[Code that draws figures]
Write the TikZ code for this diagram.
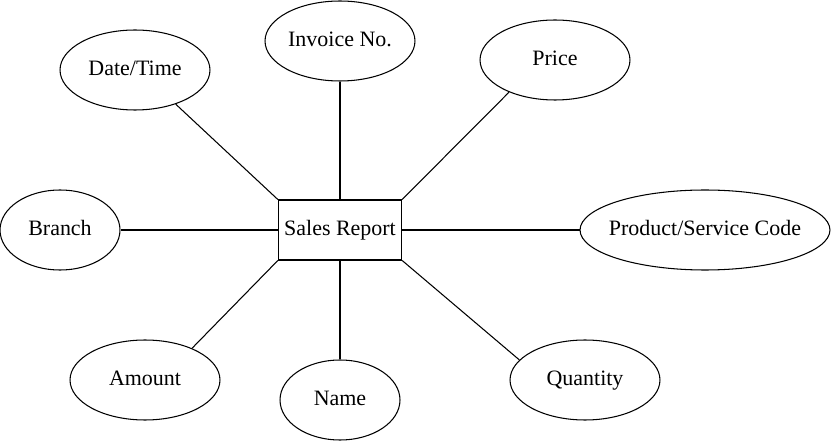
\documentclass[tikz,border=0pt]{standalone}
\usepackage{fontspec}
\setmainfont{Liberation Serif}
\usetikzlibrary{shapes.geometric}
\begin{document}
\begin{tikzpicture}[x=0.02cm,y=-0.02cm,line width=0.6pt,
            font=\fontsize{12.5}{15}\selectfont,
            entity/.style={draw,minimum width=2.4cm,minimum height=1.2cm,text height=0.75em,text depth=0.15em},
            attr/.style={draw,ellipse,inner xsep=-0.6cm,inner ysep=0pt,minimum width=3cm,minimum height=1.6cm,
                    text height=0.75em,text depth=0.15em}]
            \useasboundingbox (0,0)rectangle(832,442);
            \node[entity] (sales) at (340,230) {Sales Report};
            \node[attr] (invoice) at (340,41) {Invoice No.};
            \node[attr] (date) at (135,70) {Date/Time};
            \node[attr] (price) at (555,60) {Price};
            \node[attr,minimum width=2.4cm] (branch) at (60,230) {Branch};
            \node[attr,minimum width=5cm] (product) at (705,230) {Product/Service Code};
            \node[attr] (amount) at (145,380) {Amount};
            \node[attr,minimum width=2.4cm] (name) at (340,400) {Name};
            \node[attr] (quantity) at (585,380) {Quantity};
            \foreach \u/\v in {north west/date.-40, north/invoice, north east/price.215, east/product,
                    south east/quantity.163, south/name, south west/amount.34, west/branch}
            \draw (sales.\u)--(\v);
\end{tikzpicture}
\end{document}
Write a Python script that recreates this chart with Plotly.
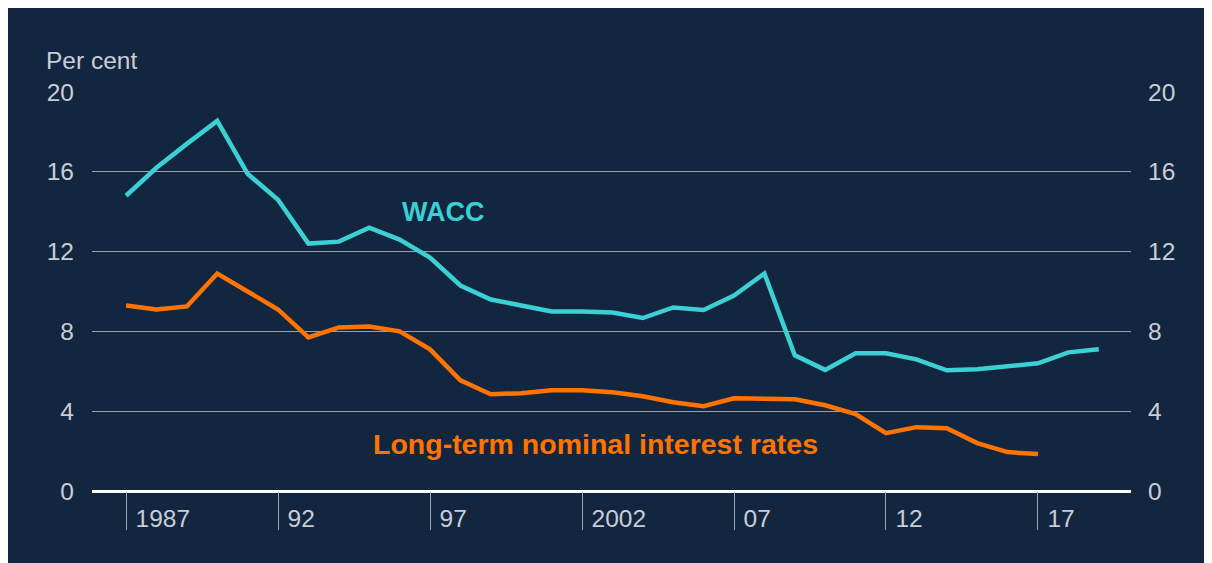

**Do this**
Write out the material above again, word for word, minus its pictures.

**Solution**
Write the TikZ code for this diagram.
\documentclass[tikz,border=0pt]{standalone}
\usepackage{fontspec}
\setmainfont{Liberation Serif}
\usetikzlibrary{shapes.geometric}
\begin{document}
\begin{tikzpicture}[x=0.02cm,y=-0.02cm,line width=0.6pt,
            font=\fontsize{12.5}{15}\selectfont,
            entity/.style={draw,minimum width=2.4cm,minimum height=1.2cm,text height=0.75em,text depth=0.15em},
            attr/.style={draw,ellipse,inner xsep=-0.6cm,inner ysep=0pt,minimum width=3cm,minimum height=1.6cm,
                    text height=0.75em,text depth=0.15em}]
            \useasboundingbox (0,0)rectangle(832,442);
            \node[entity] (sales) at (340,230) {Sales Report};
            \node[attr] (invoice) at (340,41) {Invoice No.};
            \node[attr] (date) at (135,70) {Date/Time};
            \node[attr] (price) at (555,60) {Price};
            \node[attr,minimum width=2.4cm] (branch) at (60,230) {Branch};
            \node[attr,minimum width=5cm] (product) at (705,230) {Product/Service Code};
            \node[attr] (amount) at (145,380) {Amount};
            \node[attr,minimum width=2.4cm] (name) at (340,400) {Name};
            \node[attr] (quantity) at (585,380) {Quantity};
            \foreach \u/\v in {north west/date.-40, north/invoice, north east/price.215, east/product,
                    south east/quantity.163, south/name, south west/amount.34, west/branch}
            \draw (sales.\u)--(\v);
\end{tikzpicture}
\end{document}
Write a Python script that recreates this chart with Plotly.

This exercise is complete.